• [Written exercise]: Word for word, transcribe the lines below and drop the pictures.

• [Dataset excerpt]:
'''
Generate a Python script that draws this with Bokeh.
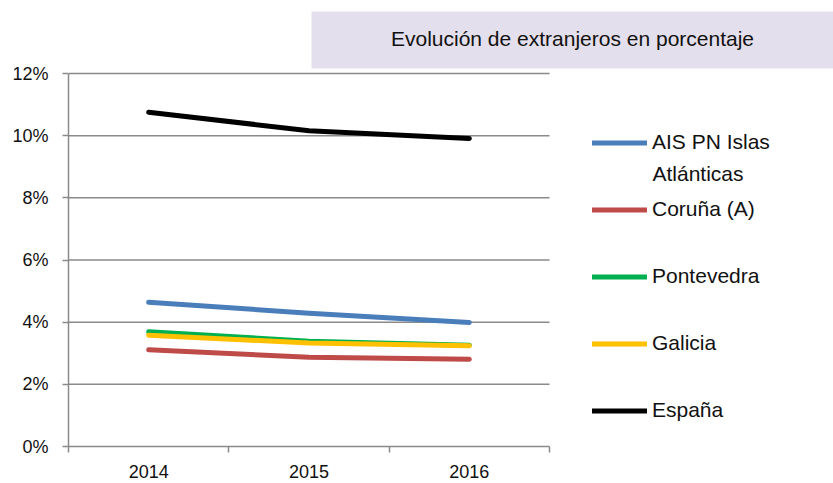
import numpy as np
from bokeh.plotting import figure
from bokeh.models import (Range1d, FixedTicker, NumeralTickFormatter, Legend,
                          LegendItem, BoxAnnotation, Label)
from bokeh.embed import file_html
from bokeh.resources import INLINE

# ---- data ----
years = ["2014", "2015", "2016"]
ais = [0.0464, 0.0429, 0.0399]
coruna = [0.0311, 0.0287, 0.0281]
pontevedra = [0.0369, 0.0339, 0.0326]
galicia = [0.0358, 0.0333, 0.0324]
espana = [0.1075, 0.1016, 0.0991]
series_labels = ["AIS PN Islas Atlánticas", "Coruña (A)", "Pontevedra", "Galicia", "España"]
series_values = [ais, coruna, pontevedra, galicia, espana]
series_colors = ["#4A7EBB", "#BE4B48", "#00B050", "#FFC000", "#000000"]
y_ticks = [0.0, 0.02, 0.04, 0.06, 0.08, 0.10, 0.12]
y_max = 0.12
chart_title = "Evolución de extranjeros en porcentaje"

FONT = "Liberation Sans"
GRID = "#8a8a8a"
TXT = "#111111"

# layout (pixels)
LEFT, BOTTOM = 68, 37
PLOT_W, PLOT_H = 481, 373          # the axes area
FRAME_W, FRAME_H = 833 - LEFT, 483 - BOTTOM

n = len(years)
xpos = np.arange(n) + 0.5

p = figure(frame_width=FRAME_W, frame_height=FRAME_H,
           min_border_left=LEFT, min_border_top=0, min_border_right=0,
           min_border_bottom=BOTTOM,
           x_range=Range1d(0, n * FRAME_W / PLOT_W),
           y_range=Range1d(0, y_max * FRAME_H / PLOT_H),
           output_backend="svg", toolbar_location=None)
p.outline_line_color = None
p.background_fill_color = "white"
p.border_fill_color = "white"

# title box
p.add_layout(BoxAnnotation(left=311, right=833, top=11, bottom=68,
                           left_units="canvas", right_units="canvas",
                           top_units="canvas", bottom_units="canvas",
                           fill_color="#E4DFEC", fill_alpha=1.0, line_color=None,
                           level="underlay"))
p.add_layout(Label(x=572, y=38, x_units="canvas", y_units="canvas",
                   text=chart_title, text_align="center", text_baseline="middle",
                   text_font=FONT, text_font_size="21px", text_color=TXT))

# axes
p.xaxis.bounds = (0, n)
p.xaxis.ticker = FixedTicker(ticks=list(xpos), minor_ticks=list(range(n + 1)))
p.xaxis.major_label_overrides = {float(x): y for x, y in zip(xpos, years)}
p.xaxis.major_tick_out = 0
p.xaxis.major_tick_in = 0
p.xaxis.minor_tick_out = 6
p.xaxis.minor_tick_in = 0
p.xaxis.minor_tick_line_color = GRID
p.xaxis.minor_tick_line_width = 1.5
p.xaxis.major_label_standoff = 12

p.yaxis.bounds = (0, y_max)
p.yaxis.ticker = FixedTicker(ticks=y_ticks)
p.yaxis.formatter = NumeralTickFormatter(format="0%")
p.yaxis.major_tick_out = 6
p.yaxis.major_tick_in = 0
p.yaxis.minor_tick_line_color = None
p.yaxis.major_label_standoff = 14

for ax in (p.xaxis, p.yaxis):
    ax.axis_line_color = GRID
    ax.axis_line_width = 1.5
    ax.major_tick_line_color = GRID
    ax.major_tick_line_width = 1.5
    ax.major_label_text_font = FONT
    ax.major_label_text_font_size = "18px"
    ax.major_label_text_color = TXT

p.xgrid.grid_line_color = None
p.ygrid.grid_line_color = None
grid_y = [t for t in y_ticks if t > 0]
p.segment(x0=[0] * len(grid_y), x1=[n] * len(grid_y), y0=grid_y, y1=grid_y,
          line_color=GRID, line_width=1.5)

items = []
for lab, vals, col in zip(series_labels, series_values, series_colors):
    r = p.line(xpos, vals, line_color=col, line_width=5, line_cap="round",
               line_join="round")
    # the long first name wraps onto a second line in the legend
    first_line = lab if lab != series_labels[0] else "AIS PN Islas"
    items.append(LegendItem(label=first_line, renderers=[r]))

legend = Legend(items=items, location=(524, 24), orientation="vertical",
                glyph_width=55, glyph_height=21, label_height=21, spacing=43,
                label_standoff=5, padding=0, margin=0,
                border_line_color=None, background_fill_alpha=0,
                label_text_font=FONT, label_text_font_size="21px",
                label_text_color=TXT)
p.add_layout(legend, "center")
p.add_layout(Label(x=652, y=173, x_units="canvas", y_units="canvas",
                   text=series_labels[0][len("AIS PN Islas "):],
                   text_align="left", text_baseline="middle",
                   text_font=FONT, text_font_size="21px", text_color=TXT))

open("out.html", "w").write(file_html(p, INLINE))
'''
• [Response below]:
Generate a Python script that draws this with Bokeh.
import numpy as np
from bokeh.plotting import figure
from bokeh.models import (Range1d, FixedTicker, NumeralTickFormatter, Legend,
                          LegendItem, BoxAnnotation, Label)
from bokeh.embed import file_html
from bokeh.resources import INLINE

# ---- data ----
years = ["2014", "2015", "2016"]
ais = [0.0464, 0.0429, 0.0399]
coruna = [0.0311, 0.0287, 0.0281]
pontevedra = [0.0369, 0.0339, 0.0326]
galicia = [0.0358, 0.0333, 0.0324]
espana = [0.1075, 0.1016, 0.0991]
series_labels = ["AIS PN Islas Atlánticas", "Coruña (A)", "Pontevedra", "Galicia", "España"]
series_values = [ais, coruna, pontevedra, galicia, espana]
series_colors = ["#4A7EBB", "#BE4B48", "#00B050", "#FFC000", "#000000"]
y_ticks = [0.0, 0.02, 0.04, 0.06, 0.08, 0.10, 0.12]
y_max = 0.12
chart_title = "Evolución de extranjeros en porcentaje"

FONT = "Liberation Sans"
GRID = "#8a8a8a"
TXT = "#111111"

# layout (pixels)
LEFT, BOTTOM = 68, 37
PLOT_W, PLOT_H = 481, 373          # the axes area
FRAME_W, FRAME_H = 833 - LEFT, 483 - BOTTOM

n = len(years)
xpos = np.arange(n) + 0.5

p = figure(frame_width=FRAME_W, frame_height=FRAME_H,
           min_border_left=LEFT, min_border_top=0, min_border_right=0,
           min_border_bottom=BOTTOM,
           x_range=Range1d(0, n * FRAME_W / PLOT_W),
           y_range=Range1d(0, y_max * FRAME_H / PLOT_H),
           output_backend="svg", toolbar_location=None)
p.outline_line_color = None
p.background_fill_color = "white"
p.border_fill_color = "white"

# title box
p.add_layout(BoxAnnotation(left=311, right=833, top=11, bottom=68,
                           left_units="canvas", right_units="canvas",
                           top_units="canvas", bottom_units="canvas",
                           fill_color="#E4DFEC", fill_alpha=1.0, line_color=None,
                           level="underlay"))
p.add_layout(Label(x=572, y=38, x_units="canvas", y_units="canvas",
                   text=chart_title, text_align="center", text_baseline="middle",
                   text_font=FONT, text_font_size="21px", text_color=TXT))

# axes
p.xaxis.bounds = (0, n)
p.xaxis.ticker = FixedTicker(ticks=list(xpos), minor_ticks=list(range(n + 1)))
p.xaxis.major_label_overrides = {float(x): y for x, y in zip(xpos, years)}
p.xaxis.major_tick_out = 0
p.xaxis.major_tick_in = 0
p.xaxis.minor_tick_out = 6
p.xaxis.minor_tick_in = 0
p.xaxis.minor_tick_line_color = GRID
p.xaxis.minor_tick_line_width = 1.5
p.xaxis.major_label_standoff = 12

p.yaxis.bounds = (0, y_max)
p.yaxis.ticker = FixedTicker(ticks=y_ticks)
p.yaxis.formatter = NumeralTickFormatter(format="0%")
p.yaxis.major_tick_out = 6
p.yaxis.major_tick_in = 0
p.yaxis.minor_tick_line_color = None
p.yaxis.major_label_standoff = 14

for ax in (p.xaxis, p.yaxis):
    ax.axis_line_color = GRID
    ax.axis_line_width = 1.5
    ax.major_tick_line_color = GRID
    ax.major_tick_line_width = 1.5
    ax.major_label_text_font = FONT
    ax.major_label_text_font_size = "18px"
    ax.major_label_text_color = TXT

p.xgrid.grid_line_color = None
p.ygrid.grid_line_color = None
grid_y = [t for t in y_ticks if t > 0]
p.segment(x0=[0] * len(grid_y), x1=[n] * len(grid_y), y0=grid_y, y1=grid_y,
          line_color=GRID, line_width=1.5)

items = []
for lab, vals, col in zip(series_labels, series_values, series_colors):
    r = p.line(xpos, vals, line_color=col, line_width=5, line_cap="round",
               line_join="round")
    # the long first name wraps onto a second line in the legend
    first_line = lab if lab != series_labels[0] else "AIS PN Islas"
    items.append(LegendItem(label=first_line, renderers=[r]))

legend = Legend(items=items, location=(524, 24), orientation="vertical",
                glyph_width=55, glyph_height=21, label_height=21, spacing=43,
                label_standoff=5, padding=0, margin=0,
                border_line_color=None, background_fill_alpha=0,
                label_text_font=FONT, label_text_font_size="21px",
                label_text_color=TXT)
p.add_layout(legend, "center")
p.add_layout(Label(x=652, y=173, x_units="canvas", y_units="canvas",
                   text=series_labels[0][len("AIS PN Islas "):],
                   text_align="left", text_baseline="middle",
                   text_font=FONT, text_font_size="21px", text_color=TXT))

open("out.html", "w").write(file_html(p, INLINE))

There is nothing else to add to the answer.